As it so happens, what was deemed a “risk” is almost exactly what has happened to more than half of the co-ops established under the health care law.
This was clear in a hearing held by a Ways and Means subcommittee on the ailing program earlier this month. “In the face of multiple pressures, it’s not surprising that some new entrants have struggled to succeed,” said Mandy Cohen, CMS chief operating officer and chief of staff, while testifying before the committee.
Cohen listed ways HHS has monitored the program: “There are guideposts and checkpoints, and we make sure to look at oversight,” she said. “If we feel like they’re going beyond the guardrails we set up, we enhance our oversight, put folks on enhanced oversight or corrective action plans; we do on-site visits to gather more information than just them sending us information.
“I don’t think we’ve been easy on the co-ops. ... We’ve taken our job as stewards of the taxpayer dollar very seriously,” she said.
Most members of Congress are happy to explain why they didn’t save the co-ops: The other side of the aisle would have never let anything pass.
Democrats don’t want to touch their favorite-yet-failing law, Republicans say. And Republicans turn up their noses at anything that might improve Obamacare, desperate to prove it doesn’t work, Democrats counter.
“You can’t get the Democrats to do anything on Obamacare.
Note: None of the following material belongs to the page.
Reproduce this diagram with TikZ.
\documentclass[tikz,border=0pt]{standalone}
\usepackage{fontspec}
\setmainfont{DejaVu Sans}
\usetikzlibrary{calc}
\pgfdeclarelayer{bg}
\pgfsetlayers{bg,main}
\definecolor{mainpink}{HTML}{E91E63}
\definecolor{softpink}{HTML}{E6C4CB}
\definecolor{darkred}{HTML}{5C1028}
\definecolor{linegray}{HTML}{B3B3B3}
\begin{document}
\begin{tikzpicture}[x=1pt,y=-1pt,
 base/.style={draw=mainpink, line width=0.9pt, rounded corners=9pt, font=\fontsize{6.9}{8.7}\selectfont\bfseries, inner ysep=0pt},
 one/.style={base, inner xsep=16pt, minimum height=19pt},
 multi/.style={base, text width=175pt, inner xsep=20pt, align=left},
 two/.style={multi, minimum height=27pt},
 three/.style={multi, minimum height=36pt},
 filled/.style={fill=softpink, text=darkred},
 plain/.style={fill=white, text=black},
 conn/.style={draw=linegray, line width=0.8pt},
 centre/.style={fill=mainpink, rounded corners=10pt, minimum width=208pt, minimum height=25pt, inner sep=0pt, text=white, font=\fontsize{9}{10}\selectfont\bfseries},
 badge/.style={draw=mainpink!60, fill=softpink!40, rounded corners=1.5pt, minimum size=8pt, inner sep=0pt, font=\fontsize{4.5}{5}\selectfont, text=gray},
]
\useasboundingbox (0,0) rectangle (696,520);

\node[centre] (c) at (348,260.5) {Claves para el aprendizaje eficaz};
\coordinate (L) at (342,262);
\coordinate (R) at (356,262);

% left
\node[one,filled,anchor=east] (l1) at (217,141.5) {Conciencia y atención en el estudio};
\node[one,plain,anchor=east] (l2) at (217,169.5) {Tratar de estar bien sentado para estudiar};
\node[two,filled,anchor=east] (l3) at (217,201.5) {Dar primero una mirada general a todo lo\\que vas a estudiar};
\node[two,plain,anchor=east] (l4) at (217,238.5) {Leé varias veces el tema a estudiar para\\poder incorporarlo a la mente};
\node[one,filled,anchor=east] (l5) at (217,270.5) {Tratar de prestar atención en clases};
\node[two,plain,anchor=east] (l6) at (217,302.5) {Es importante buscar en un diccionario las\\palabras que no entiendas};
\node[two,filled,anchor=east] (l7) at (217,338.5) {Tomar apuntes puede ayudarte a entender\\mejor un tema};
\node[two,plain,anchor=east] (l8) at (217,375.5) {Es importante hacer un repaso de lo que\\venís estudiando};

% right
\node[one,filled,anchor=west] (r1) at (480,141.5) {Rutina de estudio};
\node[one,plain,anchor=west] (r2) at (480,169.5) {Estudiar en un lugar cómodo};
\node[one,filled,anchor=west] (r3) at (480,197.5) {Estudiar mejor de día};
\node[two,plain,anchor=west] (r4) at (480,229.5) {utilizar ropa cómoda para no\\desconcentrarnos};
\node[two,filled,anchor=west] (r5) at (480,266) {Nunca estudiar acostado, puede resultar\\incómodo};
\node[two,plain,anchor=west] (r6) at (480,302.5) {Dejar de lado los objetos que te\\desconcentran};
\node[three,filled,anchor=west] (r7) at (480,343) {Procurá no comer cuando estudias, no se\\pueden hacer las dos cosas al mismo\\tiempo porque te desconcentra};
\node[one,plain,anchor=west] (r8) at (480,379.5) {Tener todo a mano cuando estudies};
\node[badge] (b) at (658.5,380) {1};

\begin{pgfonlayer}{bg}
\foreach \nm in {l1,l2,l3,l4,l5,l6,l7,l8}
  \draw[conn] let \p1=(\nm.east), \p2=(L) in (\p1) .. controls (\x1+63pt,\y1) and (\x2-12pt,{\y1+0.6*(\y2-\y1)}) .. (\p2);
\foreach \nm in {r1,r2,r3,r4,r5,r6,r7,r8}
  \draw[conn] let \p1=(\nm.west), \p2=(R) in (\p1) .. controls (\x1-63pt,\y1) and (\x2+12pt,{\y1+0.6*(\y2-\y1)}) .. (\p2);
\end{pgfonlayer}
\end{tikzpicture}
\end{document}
We’ve tried on various occasions to find—not necessarily on that issue—but yeah, we’ve tried to get them to work with us on some of these Obamacare issues,” Hatch said. “It’s as though it’s an inviolate set of scriptures, but scriptures are items that really are true, and work, and don’t destroy things. Obamacare avoids all three of those.”
“All the Republicans want to do is vote to eliminate the Affordable Care Act,” said Sen. Debbie Stabenow, a Michigan Democrat. “So when we have things that would be good to address, instead all we have are votes to repeal the Affordable Care Act instead of addressing things.”
And so what happened was nothing.
“Find me anyone in Congress that made any proposal whatsoever to suggest that we do anything to fix them,” a Grassley aide said. “Show me where it is that CMS said, ‘Hey, please come to the rescue.’ Where’s the white horse? I don’t think that happened.”
So what now?
The more than 110,000 Iowans and Nebraskans receiving insurance through CoOpportunity were not only the first to fall, but also were among those who fell hardest. The co-pays and deductibles they’d been paying into did not transfer, and consumers had to start over again with new plans.
“We had folks who spent money. And they’re not going to get the money back,” the Grassley aide said.
Hundreds of thousands—more than 200,000 on New York’s failed co-op alone—must now find new health insurance, although HHS has argued that to make the most of the system, consumers need to shop around anyway.